When the Sozialistische Gleichheitspartei (Socialist Equality Party, SGP) and its youth organisation IYSSE protested against this, the bourgeois media almost uniformly rallied behind Baberowski. When the SGP gained support among students and workers, the Verfassungsschutz (secret service) denounced it as a “left-wing extremist” organisation, placed it under surveillance and included it in its annual report. At that time, the political rise of the far-right Alternative for Germany (AfD) also began.

In the meantime, the trivialisation of Nazi crimes has become commonplace in Germany. Ukrainian Ambassador Andriy Melnyk, an open admirer of Nazi collaborator and war criminal Stepan Bandera, is a celebrated guest in editorial offices and at political events.

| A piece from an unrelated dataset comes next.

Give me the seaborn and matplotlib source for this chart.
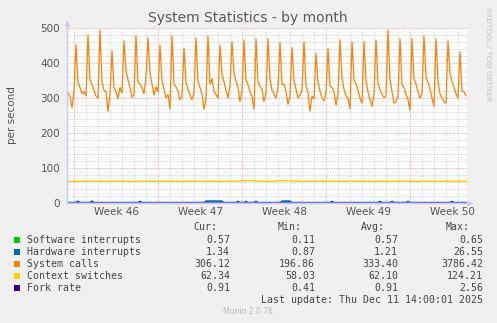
import numpy as np
import pandas as pd
import matplotlib
matplotlib.use("Agg")
import matplotlib.pyplot as plt
import seaborn as sns
from matplotlib.patches import Rectangle

# ---------------- data ----------------
# System calls, one value every 4 hours (6 per day), 200 points
syscalls_w46 = [315, 305, 272, 318, 452, 345,  330, 312, 318, 306, 480, 352,
                338, 322, 305, 300, 494, 348,  322, 318, 262, 310, 435, 330,
                318, 298, 330, 315, 463, 378,  352, 330, 302, 310, 478, 345,
                340, 328, 312, 360, 472, 372]
syscalls_w47 = [340, 308, 332, 318, 451, 348,  325, 300, 310, 268, 478, 340,
                332, 320, 295, 305, 442, 345,  325, 308, 295, 315, 472, 348,
                330, 312, 268, 300, 477, 340,  355, 318, 310, 300, 451, 368,
                345, 322, 300, 335, 461, 372]
syscalls_w48 = [348, 330, 290, 320, 466, 352,  338, 318, 305, 268, 469, 348,
                332, 325, 290, 315, 470, 355,  322, 312, 300, 328, 459, 338,
                340, 318, 282, 305, 444, 350,  325, 300, 310, 322, 461, 335,
                315, 262, 305, 298, 428, 345]
syscalls_w49 = [320, 300, 292, 315, 442, 335,  330, 318, 280, 310, 466, 358,
                325, 306, 298, 270, 461, 352,  340, 322, 300, 285, 461, 350,
                318, 295, 276, 312, 466, 342,  325, 310, 302, 305, 494, 352,
                318, 285, 290, 305, 469, 338]
syscalls_w50 = [330, 310, 296, 265, 469, 355,  340, 318, 300, 312, 477, 360,
                345, 325, 300, 276, 469, 348,  312, 300, 290, 285, 463, 370,
                348, 330, 312, 300, 432, 320,  318, 306]

hardware_irq = [1.2, 1.2, 1.2, 1.2, 1.2, 5.0, 1.2, 1.2, 1.2, 1.2,
                1.2, 1.2, 5.5, 1.2, 1.2, 1.2, 1.2, 1.2, 1.2, 1.2,
                1.2, 1.2, 1.2, 1.2, 1.2, 1.2, 1.2, 1.2, 1.2, 1.2,
                1.2, 1.2, 1.2, 1.2, 1.2, 1.2, 4.5, 1.2, 1.2, 1.2,
                1.2, 1.2, 1.2, 1.2, 1.2, 1.2, 1.2, 1.2, 1.2, 1.2,
                1.2, 1.2, 1.2, 1.2, 1.2, 1.2, 1.2, 1.2, 1.2, 1.2,
                1.2, 1.2, 1.2, 1.2, 1.2, 1.2, 1.2, 1.2, 1.2, 5.0,
                5.5, 5.5, 5.5, 5.5, 5.5, 5.5, 5.5, 5.0, 1.2, 1.2,
                1.2, 1.2, 1.2, 1.2, 1.2, 4.5, 1.2, 1.2, 1.2, 4.5,
                1.2, 1.2, 1.2, 1.2, 4.5, 1.2, 1.2, 1.2, 1.2, 1.2,
                1.2, 1.2, 1.2, 1.2, 1.2, 1.2, 1.2, 5.0, 5.5, 5.5,
                5.5, 5.0, 1.2, 1.2, 1.2, 1.2, 1.2, 1.2, 1.2, 1.2,
                1.2, 1.2, 1.2, 1.2, 1.2, 1.2, 1.2, 1.2, 1.2, 1.2,
                1.2, 1.2, 4.5, 1.2, 1.2, 1.2, 1.2, 1.2, 1.2, 1.2,
                1.2, 1.2, 1.2, 1.2, 1.2, 1.2, 1.2, 1.2, 1.2, 1.2,
                1.2, 1.2, 1.2, 1.2, 1.2, 1.2, 4.5, 1.2, 1.2, 1.2,
                1.2, 1.2, 4.5, 1.2, 1.2, 1.2, 1.2, 1.2, 1.2, 1.2,
                4.5, 1.2, 1.2, 1.2, 1.2, 1.2, 1.2, 1.2, 1.2, 1.2,
                1.2, 1.2, 1.2, 1.2, 1.2, 1.2, 1.2, 1.2, 1.2, 1.2,
                1.2, 1.2, 4.5, 1.2, 1.2, 1.2, 1.2, 1.2, 1.34, 1.34]

# Daily values (34 points)
context_switches = [62.1, 62.0, 62.2, 62.1, 62.0, 62.1, 62.3, 62.0, 62.1, 62.2,
                    62.0, 62.1, 62.0, 62.2, 62.1, 64.5, 62.0, 62.1, 64.0, 62.1,
                    62.0, 62.2, 62.1, 62.0, 62.1, 62.2, 62.0, 62.1, 62.2, 62.1,
                    62.0, 62.1, 62.2, 62.34]
fork_rate = [0.91, 0.90, 0.92, 0.91, 0.90, 0.91, 0.92, 0.91, 0.90, 0.91,
             0.92, 0.91, 0.90, 0.91, 0.92, 0.91, 0.90, 0.91, 0.92, 0.91,
             0.90, 0.91, 0.92, 0.91, 0.90, 0.91, 0.92, 0.91, 0.90, 0.91,
             0.92, 0.91, 0.90, 0.91]
software_irq = [0.57, 0.56, 0.58, 0.57, 0.57, 0.56, 0.58, 0.57, 0.57, 0.56,
                0.58, 0.57, 0.57, 0.56, 0.58, 0.57, 0.57, 0.56, 0.58, 0.57,
                0.57, 0.56, 0.58, 0.57, 0.57, 0.56, 0.58, 0.57, 0.57, 0.56,
                0.58, 0.57, 0.57, 0.57]

week_labels = ["Week 46", "Week 47", "Week 48", "Week 49", "Week 50"]
y_ticks = [0, 100, 200, 300, 400, 500]

legend_names = ["Software interrupts", "Hardware interrupts", "System calls",
                "Context switches", "Fork rate"]
legend_colors = ["#00CC00", "#0066B3", "#FF8000", "#FFCC00", "#330099"]
cur_vals = ["0.57", "1.34", "306.12", "62.34", "0.91"]
min_vals = ["0.11", "0.87", "196.86", "58.03", "0.41"]
avg_vals = ["0.57", "1.21", "333.40", "62.10", "0.91"]
max_vals = ["0.65", "26.55", "3786.42", "124.21", "2.56"]

# ---------------- figure ----------------
sns.set_style("white")
plt.rcParams['font.family'] = ['DejaVu Sans']

W, H = 497, 323
fig = plt.figure(figsize=(W / 100, H / 100), dpi=100, facecolor="#F0F0F0")
ax = fig.add_axes([67 / W, 1 - 203 / H, 400 / W, 175 / H])
ax.set_facecolor("white")

syscalls = syscalls_w46 + syscalls_w47 + syscalls_w48 + syscalls_w49 + syscalls_w50
t4h = -0.5 + np.arange(len(syscalls)) / 6.0
tday = np.append(np.arange(33) - 0.5, 32 + 5 / 6)

df4 = pd.DataFrame({"t": t4h, "sys": syscalls, "hw": hardware_irq})
dfd = pd.DataFrame({"t": tday, "ctx": context_switches, "fork": fork_rate,
                    "soft": software_irq})

xmin, xmax = -7 / 12, 400 / 12 - 7 / 12
ax.set_xlim(xmin, xmax)
ax.set_ylim(0, 500)

# grid
minor_c = "#CFCFCF"
major_c = "#E8A0A0"
for d in range(0, 33):
    if d % 7 != 0:
        ax.axvline(d, color=minor_c, lw=0.72, ls=(0, (1, 1.4)), zorder=0)
for d in range(0, 33, 7):
    ax.axvline(d, color=major_c, lw=0.72, ls=(0, (1, 1.4)), zorder=0.5)
for v in range(20, 500, 20):
    if v % 100 != 0:
        ax.axhline(v, color=minor_c, lw=0.72, ls=(0, (1, 1.4)), zorder=0)
for v in range(100, 501, 100):
    ax.axhline(v, color=major_c, lw=0.72, ls=(0, (1, 1.4)), zorder=0.5)

# series (munin drawing order)
sns.lineplot(data=dfd, x="t", y="soft", ax=ax, color=legend_colors[0], lw=1, legend=False)
sns.lineplot(data=df4, x="t", y="hw", ax=ax, color=legend_colors[1], lw=1.2, legend=False)
sns.lineplot(data=df4, x="t", y="sys", ax=ax, color=legend_colors[2], lw=0.9, legend=False)
sns.lineplot(data=dfd, x="t", y="ctx", ax=ax, color=legend_colors[3], lw=1, legend=False)
sns.lineplot(data=dfd, x="t", y="fork", ax=ax, color="#7060C0", lw=1, legend=False)

# axes styling
for s in ["top", "right"]:
    ax.spines[s].set_visible(False)
for s in ["left", "bottom"]:
    ax.spines[s].set_color("#C8C8F0")
    ax.spines[s].set_linewidth(1)
    ax.spines[s].set_zorder(5)

ax.set_yticks(y_ticks)
ax.set_yticklabels([str(v) for v in y_ticks])
ax.set_xticks([3.5, 10.5, 17.5, 24.5, 31.5])
ax.set_xticklabels(week_labels)
ax.set_xticks([0, 7, 14, 21, 28], minor=True)
ax.tick_params(axis="both", which="major", length=0, labelsize=7.5,
               labelcolor="#555555")
ax.tick_params(axis="y", pad=5)
ax.tick_params(axis="x", pad=3)
ax.tick_params(axis="x", which="minor", length=2, color=major_c, width=0.8,
               direction="out")
ax.set_xlabel("")
ax.set_ylabel("per second", fontsize=7.5, color="#555555", labelpad=17)

# axis extensions with arrows
ax.plot([0, 0], [1, 1.03], transform=ax.transAxes, color="#C8C8F0", lw=1, clip_on=False)
ax.plot([0], [1.03], transform=ax.transAxes, marker="^", ms=4, color="#C8C8F0",
        clip_on=False, mec="none")
ax.plot([1, 1.0075], [0, 0], transform=ax.transAxes, color="#C8C8F0", lw=1, clip_on=False)
ax.plot([1.0075], [0], transform=ax.transAxes, marker=">", ms=4, color="#C8C8F0",
        clip_on=False, mec="none")

# title & side text
def fx(x):
    return x / W

def fy(y):
    return 1 - y / H

fig.text(fx(248), fy(18), "System Statistics - by month", ha="center", va="center",
         fontsize=10, color="#5A5A5A")
fig.text(fx(488), fy(54), "RRDTOOL / TOBI OETIKER", rotation=270, ha="center",
         va="center", fontsize=5.3, color="#C4C4C4")

# legend
mono = "DejaVu Sans Mono"
lc = "#444444"
fs = 7.1
hy = 227
fig.text(fx(217), fy(hy), "Cur:", ha="right", va="center", family=mono, fontsize=fs, color=lc)
fig.text(fx(302), fy(hy), "Min:", ha="right", va="center", family=mono, fontsize=fs, color=lc)
fig.text(fx(385), fy(hy), "Avg:", ha="right", va="center", family=mono, fontsize=fs, color=lc)
fig.text(fx(470), fy(hy), "Max:", ha="right", va="center", family=mono, fontsize=fs, color=lc)
for i, name in enumerate(legend_names):
    y = 240 + 12 * i
    fig.patches.append(Rectangle((fx(14), fy(y + 3)), 6 / W, 6 / H,
                                 transform=fig.transFigure, facecolor=legend_colors[i],
                                 edgecolor="none"))
    fig.text(fx(27), fy(y), name, ha="left", va="center", family=mono, fontsize=fs, color=lc)
    fig.text(fx(230), fy(y), cur_vals[i], ha="right", va="center", family=mono, fontsize=fs, color=lc)
    fig.text(fx(315), fy(y), min_vals[i], ha="right", va="center", family=mono, fontsize=fs, color=lc)
    fig.text(fx(398), fy(y), avg_vals[i], ha="right", va="center", family=mono, fontsize=fs, color=lc)
    fig.text(fx(483), fy(y), max_vals[i], ha="right", va="center", family=mono, fontsize=fs, color=lc)
fig.text(fx(483), fy(300), "Last update: Thu Dec 11 14:00:01 2025", ha="right",
         va="center", family=mono, fontsize=fs, color=lc)
fig.text(fx(248), fy(312), "Munin 2.0.76", ha="center", va="center", fontsize=5.5,
         color="#BBBBBB")

fig.savefig("out.png", dpi=100, facecolor=fig.get_facecolor())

When Chancellor Olaf Scholz announced the biggest rearmament offensive since Hitler in the Bundestag (federal parliament) on 27 February, Melnyk, who sat in the public gallery with former Federal President Joachim Gauck, was greeted with a standing ovation by deputies from all parliamentary groups. Since then, Melnyk has unabashedly defended his extreme right-wing views.

The target of his latest attack is Süddeutsche Zeitung columnist Heribert Prantl. The latter had called Melnyk’s cult of Bandera “alienating” and noted: “Bandera is a convicted murderer of the Polish Interior Minister Pieracki in 1934; he became the leader of the radical anti-Semitic wing of the Organisation of Ukrainian Nationalists in 1940; he took over police powers there after the German Wehrmacht invaded Lemberg/Lviv and was involved in pogroms against the Jewish civilian population as well as in the murder of Soviet prisoners of war.”

Melnyk retorted on Twitter, “Neither the Russians, nor the Germans have the right to determine who Ukrainians revere as heroes. Stepan Bandera & hundreds of thousands of my compatriots fought both Hitler and Stalin for the [UKR] state. Leave us alone with your lectures.”

The war offensive against Russia and the rehabilitation of Nazi crimes are two sides of the same coin. Germany, the USA, and NATO are not concerned with the “freedom” of Ukraine and the welfare of its people. They are waging a proxy war against Russia in order to conquer it—as Hitler once did—and divide it up among themselves. In doing so, they consciously accept the risk of a third, nuclear world war. The population and the army of Ukraine, which they are arming to the teeth, serve as their cannon fodder.

The reactionary, nationalist regime of Vladimir Putin, which represents the interests of the Russian oligarchs, has nothing to oppose this. It vacillates between offers of negotiations with the imperialist powers, nuclear sabre-rattling and brutal military actions that play into the hands of imperialist propaganda.